GIVEN MATERIAL
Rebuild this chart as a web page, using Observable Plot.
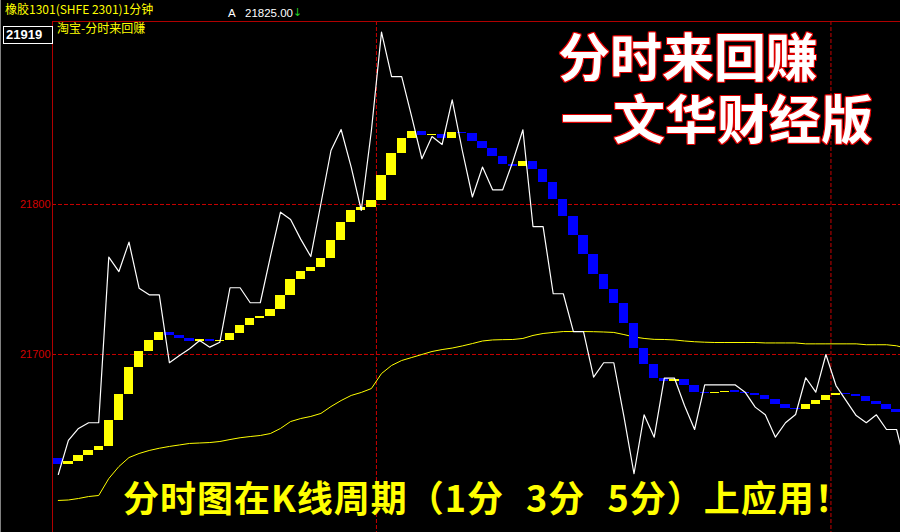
<!DOCTYPE html>
<html><head><meta charset="utf-8">
<script src="https://cdn.jsdelivr.net/npm/d3@7"></script>
<script src="https://cdn.jsdelivr.net/npm/@observablehq/plot@0.6"></script>
<style>
@font-face{font-family:"TitleCJK";font-weight:700;
 src:local("Noto Sans CJK SC Bold"),local("NotoSansCJKsc-Bold"),local("Noto Sans CJK SC"),local("NotoSansCJKsc-Regular");
 ascent-override:90%;descent-override:10%;line-gap-override:0%;}
html,body{margin:0;padding:0;background:#000;}
#wrap{position:relative;width:900px;height:532px;overflow:hidden;background:#000;font-family:"Noto Sans CJK SC",sans-serif;}
#chart{position:absolute;left:0;top:0;}
.abs{position:absolute;white-space:nowrap;}
.hline{position:absolute;background:#b00000;}
.title{font-family:"TitleCJK","Noto Sans CJK SC",sans-serif;font-size:52px;font-weight:700;color:#fff;line-height:62px;white-space:pre;
 text-shadow:1px 0 #e00000,-1px 0 #e00000,0 1px #e00000,0 -1px #e00000,1px 1px #e00000,-1px -1px #e00000,1px -1px #e00000,-1px 1px #e00000;}
</style></head><body>
<div id="wrap">
  <div id="chart"></div>
  <div class="hline" style="left:52px;top:21px;width:848px;height:1px;"></div>
  <div class="hline" style="left:52px;top:21px;width:1px;height:511px;"></div>
  <div class="abs" style="left:0;top:0;width:1px;height:532px;background:#808080;"></div>
  <div class="abs" style="left:5px;top:0px;font-size:12px;line-height:17px;color:#ffff00;">橡胶1301(SHFE 2301)1分钟</div>
  <div class="abs" style="left:228px;top:7px;font-size:11.5px;line-height:12px;color:#fff;font-family:'Liberation Sans',sans-serif;">A</div>
  <div class="abs" style="left:245px;top:7px;font-size:11.5px;line-height:12px;color:#fff;font-family:'Liberation Sans',sans-serif;">21825.00</div>
  <div class="abs" style="left:293px;top:7px;font-size:11px;line-height:12px;color:#22cc22;font-family:'DejaVu Sans',sans-serif;">↓</div>
  <div class="abs" style="left:3px;top:26px;width:50px;height:18px;box-sizing:border-box;border:1px solid #fff;background:#000;color:#fff;font:bold 13px/16px 'Liberation Sans',sans-serif;padding-left:2px;">21919</div>
  <div class="abs" style="left:57px;top:19px;font-size:12px;line-height:17px;color:#ffff00;">淘宝-分时来回赚</div>
  <div class="abs title" style="left:558px;top:25px;">分时来回赚
<span style="margin-left:3px;">一文华财经版</span></div>
  <div class="abs" style="left:123px;top:478px;font-size:36px;line-height:36px;font-weight:700;color:#ffff00;letter-spacing:1px;word-spacing:13px;">分时图在K线周期（1分 3分 5分）上应用！</div>
</div>
<script>
// Indicator step levels: first value = open of first box, then close of each box
const barLevels = [21630.9, 21626.9, 21628.7, 21632.7, 21636, 21638.7, 21656, 21673.3, 21691.5, 21702,
  21709.3, 21714.7, 21712.7, 21710.9, 21708.9, 21709.7, 21708.7, 21709.1, 21714.2, 21719.3,
  21723.8, 21725.5, 21730, 21739.3, 21750, 21755.3, 21758, 21764, 21776, 21788,
  21796, 21798, 21802.7, 21819.3, 21834, 21844, 21848.7, 21846, 21846.7, 21844,
  21848, 21847.3, 21842, 21837.3, 21832, 21826.7, 21825.5, 21828.9, 21823.3, 21814.9,
  21803.3, 21792.2, 21779.3, 21766.9, 21753.5, 21743.3, 21734, 21720.7, 21704.2, 21693.5,
  21684.2, 21682, 21683, 21679.3, 21674.7, 21674, 21674.5, 21675.5, 21674.9, 21674,
  21672.7, 21670, 21666.7, 21664, 21663.5, 21666.7, 21669.3, 21672.7, 21674, 21673.3,
  21672, 21668.7, 21666.9, 21663.3, 21661.3];
// 1-minute price (white line)
const price = [21620, 21642.7, 21650.7, 21654.5, 21654.5, 21764.9, 21755.3, 21774.9, 21744.2, 21739.8,
  21739.8, 21694.5, 21699.3, 21703.8, 21709.3, 21704.9, 21708.2, 21744.5, 21744.5, 21734.5,
  21734.5, 21765.3, 21794.9, 21790, 21776.9, 21765.3, 21800.5, 21836, 21850, 21824.9,
  21796, 21849.3, 21914.9, 21885.3, 21885.3, 21858.2, 21830.5, 21845.3, 21840, 21869.8,
  21836, 21805, 21825, 21809.8, 21809.8, 21828.7, 21849.8, 21785.3, 21785.3, 21740.5,
  21740.5, 21715.3, 21715.3, 21684.9, 21694.5, 21694.5, 21658.7, 21620.5, 21659.8, 21644.9,
  21684.2, 21684.3, 21666, 21650, 21679.8, 21679.8, 21679.8, 21679.8, 21674.9, 21664.9,
  21659.8, 21644.9, 21654.5, 21660, 21684.5, 21674.9, 21700, 21679.3, 21669.3, 21659.3,
  21654.5, 21659.8, 21650, 21650, 21622.7];
// average price (yellow line)
const avgPrice = [21602.7, 21603, 21604, 21605.3, 21606, 21617.3, 21625.3, 21631.3, 21634, 21636,
  21637.5, 21638.7, 21639.7, 21640.7, 21641, 21641.3, 21642, 21643.3, 21644.5, 21645.3,
  21646, 21647.3, 21650.7, 21655.3, 21657.3, 21658.7, 21660.7, 21665.3, 21669.3, 21672.7,
  21674.7, 21677.3, 21687.3, 21692.7, 21696, 21698, 21700, 21702, 21703.3, 21704.3,
  21705.7, 21707.3, 21709, 21709.7, 21709.9, 21710, 21710.7, 21712.7, 21714, 21714.7,
  21715.3, 21715.3, 21715.3, 21715.2, 21715, 21714.7, 21713.3, 21711.7, 21710.7, 21710.1,
  21710, 21709.7, 21709, 21708.5, 21708.2, 21708, 21708, 21708, 21708, 21708,
  21707.7, 21707.7, 21707.7, 21707.7, 21707.1, 21707.1, 21707.1, 21707.1, 21707.1, 21707.1,
  21706.5, 21706.5, 21706.5, 21705.8, 21704];
const yTicks = [21700, 21800];
const sessionBreaks = [31.5, 76.5];

const bars = d3.range(barLevels.length - 1).map(i => {
  const open = barLevels[i], close = barLevels[i + 1];
  let lo = Math.min(open, close), hi = Math.max(open, close);
  if (hi - lo < 1) { const m = (hi + lo) / 2; lo = m - 0.5; hi = m + 0.5; }
  return {i, lo, hi, up: close > open};
});
const priceRows = price.map((v, i) => ({i, v}));
const avgRows = avgPrice.map((v, i) => ({i, v}));

const chart = Plot.plot({
  width: 900, height: 532,
  marginTop: 21, marginBottom: 0, marginLeft: 52, marginRight: 0,
  style: {background: "#000", color: "#d00000", fontFamily: "'Liberation Sans', sans-serif", fontSize: "11px"},
  x: {domain: [-0.574, 83.386], axis: null},
  y: {domain: [21581.33, 21922], ticks: yTicks, tickFormat: d => String(d), tickSize: 0, tickPadding: 2, label: null},
  marks: [
    Plot.ruleY(yTicks, {stroke: "#c80000", strokeDasharray: "4,2", strokeWidth: 1}),
    Plot.ruleX(sessionBreaks, {stroke: "#c80000", strokeDasharray: "4,2", strokeWidth: 1}),
    Plot.line(avgRows, {x: "i", y: "v", stroke: "#ffff00", strokeWidth: 1, clip: true}),
    Plot.rect(bars.filter(d => d.up), {x1: d => d.i - 0.46, x2: d => d.i + 0.46, y1: "lo", y2: "hi", fill: "#ffff00", shapeRendering: "crispEdges", clip: true}),
    Plot.rect(bars.filter(d => !d.up), {x1: d => d.i - 0.46, x2: d => d.i + 0.46, y1: "lo", y2: "hi", fill: "#0000ff", shapeRendering: "crispEdges", clip: true}),
    Plot.line(priceRows, {x: "i", y: "v", stroke: "#ffffff", strokeWidth: 1.2, clip: true})
  ]
});
document.getElementById("chart").appendChild(chart);
</script>
</body></html>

AIM
Give only the number of lines in the material above where the string "chart" appears.

WRITTEN RESPONSE
5